Appellees herein, The Homestead Fire Insurance Company, a Maryland corporation, and Sun Insurance Office, Limited, a corporation organized and existing under the laws of England, joined in an action in the United States District Court for the Northern District of California against the Signal Oil Company, a California corporation, and four fictitious party-defendants, citizens of California. Each appellee stated separately a claim arising out of the same occurrence and for an amount in excess of $3,000. Prior to trial the causes as against the Signal Oil Company were dismissed without prejudice. Sam Gailbreath answered the complaint and after trial to the court appeals from an adverse decision.
As will appear from our later discussion, appellant Sam Gailbreath and his employees Lemos and Gregory are three of the party-defendants fictitiously named. It is not disputed but that they are citizens of California, and the district court found that diversity of citizenship existed.
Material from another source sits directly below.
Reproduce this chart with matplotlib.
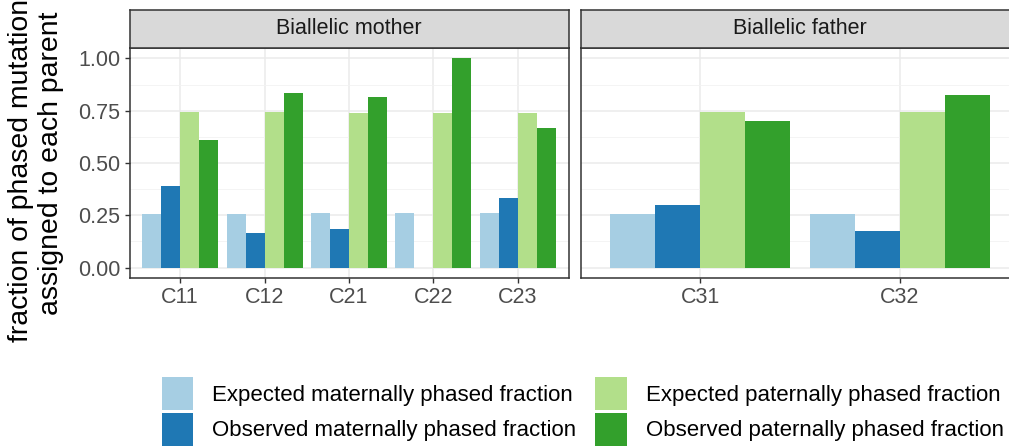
import matplotlib.pyplot as plt
import numpy as np
from matplotlib.patches import Patch

plt.rcParams['font.family'] = ['Liberation Sans', 'DejaVu Sans']

# fraction of phased mutations assigned to each parent, per sample
mother_samples = ["C11", "C12", "C21", "C22", "C23"]
father_samples = ["C31", "C32"]

mother_exp_mat = [0.255, 0.255, 0.26, 0.26, 0.26]
mother_obs_mat = [0.389, 0.167, 0.182, 0.0, 0.333]
mother_exp_pat = [0.745, 0.745, 0.74, 0.74, 0.74]
mother_obs_pat = [0.611, 0.833, 0.818, 1.0, 0.667]

father_exp_mat = [0.255, 0.255]
father_obs_mat = [0.30, 0.174]
father_exp_pat = [0.745, 0.745]
father_obs_pat = [0.70, 0.826]

series_labels = ["Expected maternally phased fraction",
                 "Observed maternally phased fraction",
                 "Expected paternally phased fraction",
                 "Observed paternally phased fraction"]
colors = ["#A6CEE3", "#1F78B4", "#B2DF8A", "#33A02C"]
yticks = [0.0, 0.25, 0.5, 0.75, 1.0]

W, H = 1009, 446
fig = plt.figure(figsize=(W / 100, H / 100), dpi=100)


def px_axes(x0, y0, x1, y1):
    # axes from pixel box measured from the top-left corner
    return fig.add_axes([x0 / W, 1 - y1 / H, (x1 - x0) / W, (y1 - y0) / H])


def draw_panel(ax, samples, series, title, strip_box, show_y):
    n = len(samples)
    x = np.arange(n)
    width = 0.225
    for j, vals in enumerate(series):
        ax.bar(x + (j - 1.5) * width, vals, width, color=colors[j], zorder=3)
    ax.set_xlim(-0.6, n - 0.4)
    ax.set_ylim(-0.05, 1.05)
    ax.set_xticks(x)
    ax.set_xticklabels(samples)
    ax.set_yticks(yticks)
    ax.set_yticks([0.125, 0.375, 0.625, 0.875], minor=True)
    ax.set_yticklabels([f"{v:.2f}" for v in yticks])
    ax.grid(which='major', color='#EBEBEB', linewidth=1.1, zorder=0)
    ax.grid(which='minor', axis='y', color='#F2F2F2', linewidth=0.6, zorder=0)
    ax.tick_params(axis='both', which='major', length=3.5, width=1, color='#333333',
                   labelcolor='#4D4D4D', labelsize=15.5, pad=3)
    ax.tick_params(which='minor', length=0)
    if not show_y:
        ax.tick_params(axis='y', left=False, labelleft=False)
    for s in ax.spines.values():
        s.set_color('#333333')
        s.set_linewidth(1.1)

    # facet strip on top of the panel
    sax = px_axes(*strip_box)
    sax.set_facecolor('#D9D9D9')
    sax.set_xticks([])
    sax.set_yticks([])
    for s in sax.spines.values():
        s.set_color('#333333')
        s.set_linewidth(1.1)
    sax.text(0.5, 0.5, title, ha='center', va='center', fontsize=15.5,
             color='#1A1A1A', transform=sax.transAxes)


ax_m = px_axes(129.5, 48, 568.5, 278)
draw_panel(ax_m, mother_samples,
           [mother_exp_mat, mother_obs_mat, mother_exp_pat, mother_obs_pat],
           "Biallelic mother", (129.5, 10, 568.5, 48), True)

ax_f = px_axes(580.5, 48, 1019.5, 278)
draw_panel(ax_f, father_samples,
           [father_exp_mat, father_obs_mat, father_exp_pat, father_obs_pat],
           "Biallelic father", (580.5, 10, 1019.5, 48), False)

fig.text(36 / W, 1 - 163 / H, "fraction of phased mutations\nassigned to each parent",
         rotation=90, ha='center', va='center', multialignment='center',
         fontsize=20.4, color='black', linespacing=1.2)

handles = [Patch(facecolor=c, edgecolor='none') for c in colors]
fig.legend(handles, series_labels, ncol=2, loc='upper left',
           bbox_to_anchor=(162 / W, 1 - 377 / H), frameon=False,
           fontsize=16, handlelength=1.40, handleheight=1.91,
           handletextpad=0.86, columnspacing=0.86, labelspacing=0.12,
           borderpad=0, borderaxespad=0)

fig.savefig("out.png", dpi=100)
We note that the judgment appealed from runs against only Sam Gailbreath.
Sometime prior to October 31, 1946, the Herold Lumber Company, owner of a frame lumber storage and office building situated in California and of a stock of lumber on the premises, insured its properties through the above-mentioned insurance companies against loss and damage by fire. A fire occurred totally destroying the building and part of the lumber. The insurance companies paid in part for the loss and, under their rights of subrogation, sought in district court to recover from appellant the amounts so paid.
It was alleged that two of the fictitious defendants, as employees of the other defendants, in the course of their employment "so carelessly and negligently installed, controlled and tested a certain oil burning stove then under their sole control in said building as to cause, and they did cause, a fire to start in said building" which destroyed the building and part of the lumber. The district court found that at the time in question Cerino Lemos and Harry Gregory were employees of the appellant and that in the course of such employment they were negligent at the time and place and in the manner alleged and thereby caused the fire and damage as alleged.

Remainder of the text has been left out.